The clinicians also agreed that during longer visits and with time permitting, they should assess the teen’s relationship with peers, partners and parents, and discuss transition into adulthood, sexual identity, sexual orientation and relevant risk factors. Gay, bisexual and transgender teens have a well-established risk for depression, substance abuse and suicide, researchers say.

Clinicians in the study failed to agree on a list of core services to be delivered during nonroutine visits, even though puberty—the time when most teens have their first and formative sexual experiences—is also a time marked by increasingly fewer routine visits to the doctor.

“It is critical that we, as clinicians, find ways to reach these patients outside of routine visits and devise ways to deliver some of these services even when they come to us for specific illness or problems unrelated to sexual health,” Marcell says.

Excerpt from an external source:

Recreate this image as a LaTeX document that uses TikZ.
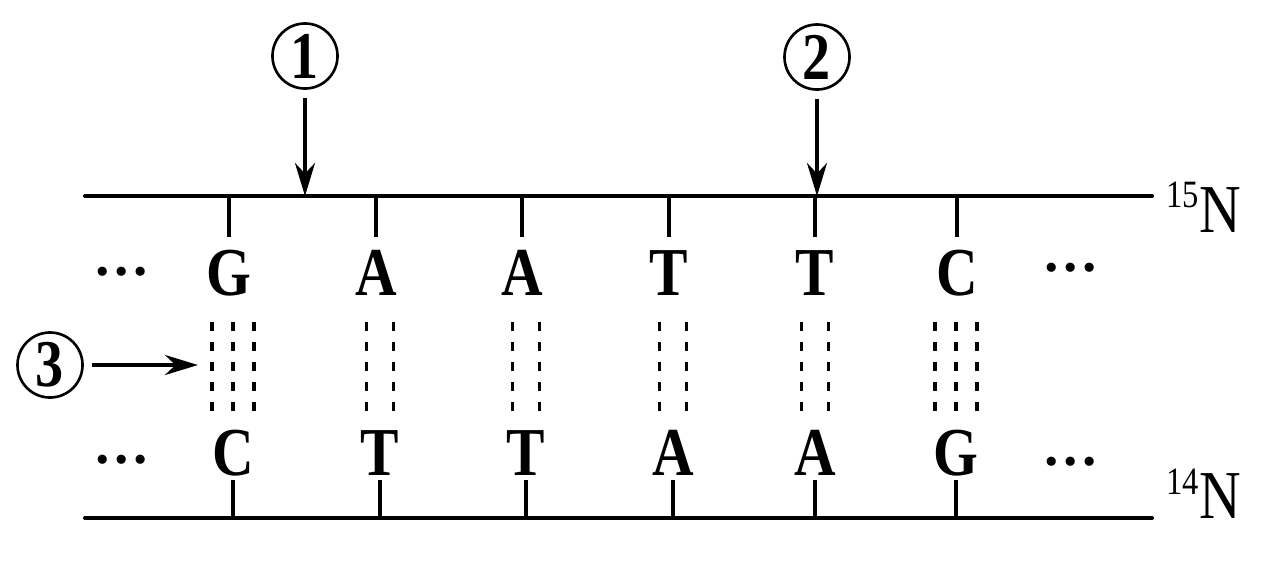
\documentclass[tikz,border=0pt]{standalone}
\usepackage{fontspec}
\setmainfont{Liberation Serif}
\newfontfamily\narrowserif[FakeStretch=0.84]{Liberation Serif}
\usetikzlibrary{arrows.meta}

\tikzset{
  strand/.style={line width=1.15pt, line cap=round},
  stub/.style={line width=1pt},
  hbond/.style={line width=1.1pt, dash pattern=on 2.6pt off 3.1pt},
  nuc/.style={font=\narrowserif\fontsize{19.5}{19.5}\selectfont\bfseries, inner sep=0pt, anchor=base},
  gap/.style={font=\fontsize{16}{16}\selectfont\bfseries, inner sep=0pt},
  tag/.style={circle, draw, line width=0.75pt, minimum size=0.65cm, inner sep=0pt,
    outer sep=0.09cm, font=\narrowserif\fontsize{19}{19}\selectfont\bfseries},
  isotope/.style={anchor=base west, inner sep=0pt, font=\narrowserif\fontsize{19.5}{19.5}\selectfont},
  pointer/.style={-{Stealth[length=9.4pt,width=5.7pt,inset=3pt]}, line width=0.95pt},
}

\begin{document}
\begin{tikzpicture}[x=0.01cm,y=-0.01cm]
  \useasboundingbox (0,0) rectangle (1276,560);

  % the two strands
  \coordinate (s15w) at (85,196);
  \coordinate (s15e) at (1152,196);
  \coordinate (s14w) at (85,518);
  \coordinate (s14e) at (1152,518);
  \draw[strand] (s15w) -- (s15e);
  \draw[strand] (s14w) -- (s14e);
  \node[isotope] (n15) at (1166,232) {\raisebox{0.24cm}{\fontsize{11}{11}\selectfont 15}N};
  \node[isotope] (n14) at (1166,518) {\raisebox{0.24cm}{\fontsize{11}{11}\selectfont 14}N};

  % base pairs
  \foreach \i/\xt/\xb/\up/\dn/\bonds in {1/229/233/G/C/{-21,0,21},
      2/376/380/A/T/{-13.5,13.5}, 3/522/526/A/T/{-13.5,13.5},
      4/669/673/T/A/{-13.5,13.5}, 5/815/815/T/A/{-13.5,13.5},
      6/957/956/C/G/{-21,0,21}} {
    \node[nuc] (t\i) at (\xt,295) {\up};
    \node[nuc] (b\i) at (\xb,475) {\dn};
    \draw[stub] (t\i |- s15w) -- ++(0,41);
    \draw[stub] (b\i |- s14w) -- ++(0,-38);
    \foreach \o in \bonds
      \draw[hbond] (\xb+\o,322) -- (\xb+\o,411);
  }

  \node[gap] (dtl) at (122,272) {…};
  \node[gap] (dbl) at (122,460) {…};
  \node[gap] (dtr) at (1071,268) {…};
  \node[gap] (dbr) at (1071,462) {…};

  % numbered pointers
  \node[tag] (c1) at (305,56) {1};
  \node[tag] (c2) at (817,57) {2};
  \node[tag] (c3) at (50,365) {3};
  \coordinate (hb) at (198,365);
  \draw[pointer] (c1) -- (c1 |- s15w);
  \draw[pointer] (c2) -- (c2 |- s15w);
  \draw[pointer] (c3) -- (hb);
\end{tikzpicture}
\end{document}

The researchers say they hope that their findings will be a catalyst for policymakers and adolescent-health experts to draft and issue national guidelines and recommendations. The researchers say that medical school and residency training programs should expand their curricula on teen males’ sexual and reproductive health to better prepare the next generation of pediatricians to care for these patients.

“Our study indicates that clinicians who specialize in male teen health agree on the services they deem essential for their patients,” Marcell says. “What we need now is a set of uniform guidelines to help all pediatricians do the same.”

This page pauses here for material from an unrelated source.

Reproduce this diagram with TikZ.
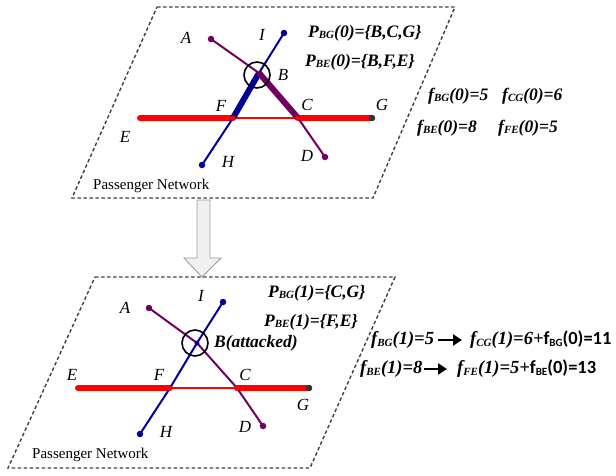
\documentclass[tikz,border=0pt]{standalone}
\usepackage{fontspec}
\setmainfont{Liberation Serif}
\newfontfamily\califont{Carlito}
\usetikzlibrary{arrows.meta}
\definecolor{netred}{RGB}{255,0,0}
\definecolor{netblue}{RGB}{0,0,150}
\definecolor{netpurple}{RGB}{112,0,96}
\newcommand\sbx[1]{\raisebox{-1.5pt}{\fontsize{11}{11}\selectfont #1}}
\begin{document}
\begin{tikzpicture}[x=1pt,y=-1pt,
  plane/.style={draw=black!75, line width=1.4pt, dash pattern=on 3.5pt off 2.5pt},
  dot/.style={circle, fill=#1, inner sep=0pt, minimum size=6.5pt},
  sdot/.style={circle, fill=#1, inner sep=0pt, minimum size=5pt},
  lbl/.style={font=\fontsize{17}{17}\selectfont\itshape, inner sep=0pt},
  frm/.style={font=\fontsize{17.5}{17.5}\selectfont\bfseries\itshape, inner sep=0pt, anchor=west},
  frmb/.style={font=\fontsize{18.5}{18.5}\selectfont\bfseries\itshape, inner sep=0pt, anchor=west},
  pnet/.style={font=\fontsize{15}{15}\selectfont, inner sep=0pt, anchor=west},
  thinred/.style={netred, line width=1.5pt},
  thickred/.style={netred, line width=6pt, line cap=round},
  thinblue/.style={netblue, line width=2pt},
  thickblue/.style={netblue, line width=6pt},
  thinpurple/.style={netpurple, line width=2pt},
  thickpurple/.style={netpurple, line width=6pt},
  ring/.style={draw=black, line width=1.6pt, circle, minimum size=26pt, inner sep=0pt},
  txtarrow/.style={-{Triangle[length=9pt,width=11pt]}, line width=2.4pt}
]
\useasboundingbox (0,0) rectangle (616,475);

% planes
\draw[plane] (157,7) -- (455,7) -- (373,198) -- (72,198) -- cycle;
\draw[plane] (95,277) -- (395,277) -- (310,468) -- (8,468) -- cycle;

% transition arrow
\draw[draw=black!40, fill=black!6, line width=0.8pt]
  (197,200) -- (210,200) -- (210,258) -- (221,258) -- (202,277) -- (184,258) -- (197,258) -- cycle;

% ---------- top network ----------
\coordinate (tA) at (211,39);
\coordinate (tI) at (284,33);
\coordinate (tB) at (259,73);
\coordinate (tF) at (233,118);
\coordinate (tC) at (298,118);
\coordinate (tE) at (140,118);
\coordinate (tG) at (372,118);
\coordinate (tH) at (202,165);
\coordinate (tD) at (325,157);

\draw[thickred] (tE) -- (tF);
\draw[thickred] (tC) -- (tG);
\draw[thinred] (tF) -- (tC);
\draw[thinblue] (tH) -- (tF);
\draw[thickblue] (tF) -- (tB);
\draw[thinblue] (tB) -- (tI);
\draw[thinpurple] (tA) -- (tB);
\draw[thickpurple] (tB) -- (tC);
\draw[thinpurple] (tC) -- (tD);

\node[dot=netpurple] (tAd) at (tA) {};
\node[dot=netpurple] (tDd) at (tD) {};
\node[dot=netblue] (tId) at (tI) {};
\node[dot=netblue] (tHd) at (tH) {};
\node[dot=black!80] (tGd) at (tG) {};
\node[sdot=netred] (tFd) at (tF) {};
\node[sdot=netred] (tCd) at (tC) {};
\node[ring] (tring) at (257,75) {};

\node[lbl] (tAl) at (186,38) {A};
\node[lbl] (tIl) at (262,35) {I};
\node[lbl] (tBl) at (283,75) {B};
\node[lbl] (tFl) at (221,106) {F};
\node[lbl] (tCl) at (307,105) {C};
\node[lbl] (tEl) at (125,137) {E};
\node[lbl] (tGl) at (382,105) {G};
\node[lbl] (tHl) at (228,162) {H};
\node[lbl] (tDl) at (307,156) {D};
\node[pnet] (tpn) at (93,186) {Passenger Network};

\node[frm] (tP1) at (308,33) {P\sbx{BG}(0)=\{B,C,G\}};
\node[frm] (tP2) at (305,62) {P\sbx{BE}(0)=\{B,F,E\}};
\node[frm] (tf1) at (428,96) {f\sbx{BG}(0)=5};
\node[frm] (tf2) at (502,96) {f\sbx{CG}(0)=6};
\node[frm] (tf3) at (417,128) {f\sbx{BE}(0)=8};
\node[frm] (tf4) at (498,128) {f\sbx{FE}(0)=5};

% ---------- bottom network ----------
\coordinate (bA) at (149,308);
\coordinate (bI) at (223,302);
\coordinate (bB) at (197,343);
\coordinate (bF) at (170,388);
\coordinate (bC) at (237,388);
\coordinate (bE) at (78,388);
\coordinate (bG) at (309,388);
\coordinate (bH) at (140,434);
\coordinate (bD) at (263,426);

\draw[thickred] (bE) -- (bF);
\draw[thickred] (bC) -- (bG);
\draw[thinred] (bF) -- (bC);
\draw[thinblue] (bH) -- (bF) -- (bB) -- (bI);
\draw[thinpurple] (bA) -- (bB) -- (bC) -- (bD);

\node[dot=netpurple] (bAd) at (bA) {};
\node[dot=netpurple] (bDd) at (bD) {};
\node[dot=netblue] (bId) at (bI) {};
\node[dot=netblue] (bHd) at (bH) {};
\node[dot=black!80] (bGd) at (bG) {};
\node[sdot=netred] (bFd) at (bF) {};
\node[sdot=netred] (bCd) at (bC) {};
\node[sdot=netblue] (bBd) at (bB) {};
\node[ring] (bring) at (195,343) {};

\node[lbl] (bAl) at (125,308) {A};
\node[lbl] (bIl) at (201,296) {I};
\node[frm] (bBl) at (214,343) {B(attacked)};
\node[lbl] (bFl) at (159,375) {F};
\node[lbl] (bCl) at (245,375) {C};
\node[lbl] (bEl) at (72,375) {E};
\node[lbl] (bGl) at (303,405) {G};
\node[lbl] (bHl) at (166,432) {H};
\node[lbl] (bDl) at (245,427) {D};
\node[pnet] (bpn) at (32,455) {Passenger Network};

\node[frm] (bP1) at (268,293) {P\sbx{BG}(1)=\{C,G\}};
\node[frm] (bP2) at (264,322) {P\sbx{BE}(1)=\{F,E\}};
\node[frmb] (bf1) at (371,340) {f\sbx{BG}(1)=5};
\node[frmb] (bf2) at (470,340) {f\sbx{CG}(1)=6+{\califont\upshape f\sbx{BG}(0)=11}};
\node[frmb] (bf3) at (360,369) {f\sbx{BE}(1)=8};
\node[frmb] (bf4) at (457,369) {f\sbx{FE}(1)=5+{\califont\upshape f\sbx{BE}(0)=13}};
\draw[txtarrow] ([xshift=4pt]bf1.east) -- ([xshift=-8pt]bf2.west);
\draw[txtarrow] ([xshift=1pt]bf3.east) -- ([xshift=-10pt]bf4.west);
\end{tikzpicture}
\end{document}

One encouraging finding, the authors say, was that services deemed important by clinicians to a large extent mirrored the recommendations issued in the Pediatrics article. Additional services listed in the Pediatrics piece include making hepatitis A and B, and HPV vaccinations, part of the annual exam and urging parents to engage their sons in age-appropriate discussions of sexuality and health.

Jonathan Ellen, of the Johns Hopkins Children’s Center, is co-author on the research study.

Co-authors on the Pediatrics article are Charles Wibbelsman, of Kaiser Permanente in California; and Warren Seigel, of SUNY-Health Center at Brooklyn.